A very valuable part of the analysis resulted from identifying the Seasonal, Low Value cluster. These people only ship at certain parts of the year. Spending a lot of money to get them to ship at other periods would be a waste of marketing pounds. The marketing program should be timed to adjust to their schedules. That way, the marketing spend would be far better used.

As a result of identifying these clusters, therefore, XYZ was able to channel its marketing pounds where they would do the most good. Beside brainstorming possible marketing and investment strategies for each migration cluster, a comprehensive profiling exercise was conducted of each cluster. A number of clear characteristics were evident, including key differences in the frequency of sales contact rates, discount status, SIC classifications, etc. As a follow on to the findings of the migration study, a series of predictive models were carried out to identify customers in low value clusters who "looked" as if they should be in higher value clusters.

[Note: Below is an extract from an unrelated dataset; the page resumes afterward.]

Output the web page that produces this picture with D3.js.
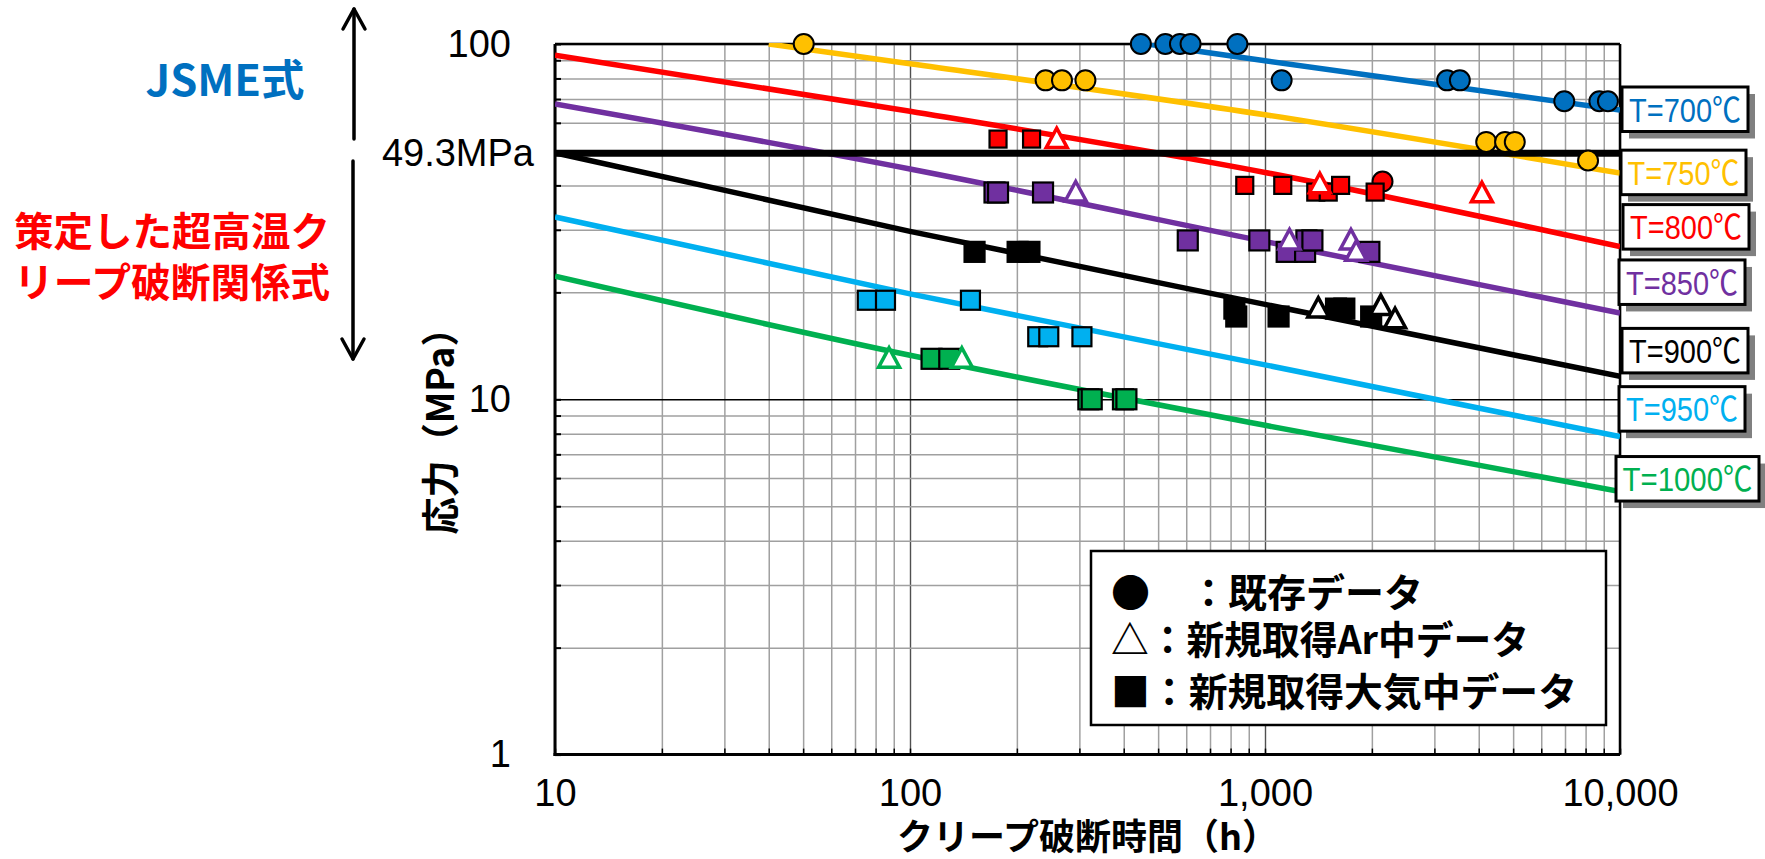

For example, modelling the customer in the "Growing, High Value" cluster against a look alike model built from the "Stable, Top 10%" cluster allowed XYZ to separate growing customers with additional upside potential from those who had reached the limit of their growth. The key differences between the two clusters, such as sales contact rates, automation status, discounts levels, etc. could then be worked into promotional programs designed to continue to grow these customers with untapped upside potential.

Conclusions

This kind of RFM Migration Analysis can easily be duplicated by any business engaged in database marketing. The benefits are:

  • You can identify changes in RFM behaviour patterns that would be invisible with the relatively static traditional application of RFM as a response improving technique

  • RFM migration can be a valuable segmentation tool alongside your traditional segmentation approaches

  • To the extent that you are able to identify or model key differences between the RFM clusters, the output can provide a clear course of action for the marketer.

  • Investment strategies and marketing pro-forma are much easier to produce with the wealth of customer behaviour and value information generated by this kind of study.

If you are considering RFM migration analysis, what are the points you should keep in mind?

  • Have a set of business objectives and be prepared to modify your methodology as new information becomes available

  • Before your original definition of the RFM score is precise enough to identify fine changes in behaviour. For this analysis, deciles and better than quintiles. Don’t however, make your definitions so fine as to prevent action later. The typical 125 cell approach used in RFM response analysis scoring is too fine to yield sufficiently distinct clusters. Recency, which is usually the most powerful factor in normal RFM analysis is less important in Migration Analysis than frequency or monetary behaviour.

  • Marketing analysts and marketers must work closely together during migration analysis. Why? Because the analysis must be focused on how to use the output later in a way that is meaningful to the customer. Database marketing only works if the customer benefits from it. It is useless to identify a cluster unless you then use that knowledge to adjust your marketing investments up or down and in creative ways that will be meaningful to your valuable customers.

Using RFM Migration analysis, you will be able to identify opportunities to create marketing messages that are relevant to your customers. You will be rewarded with increased business and improved customer satisfaction.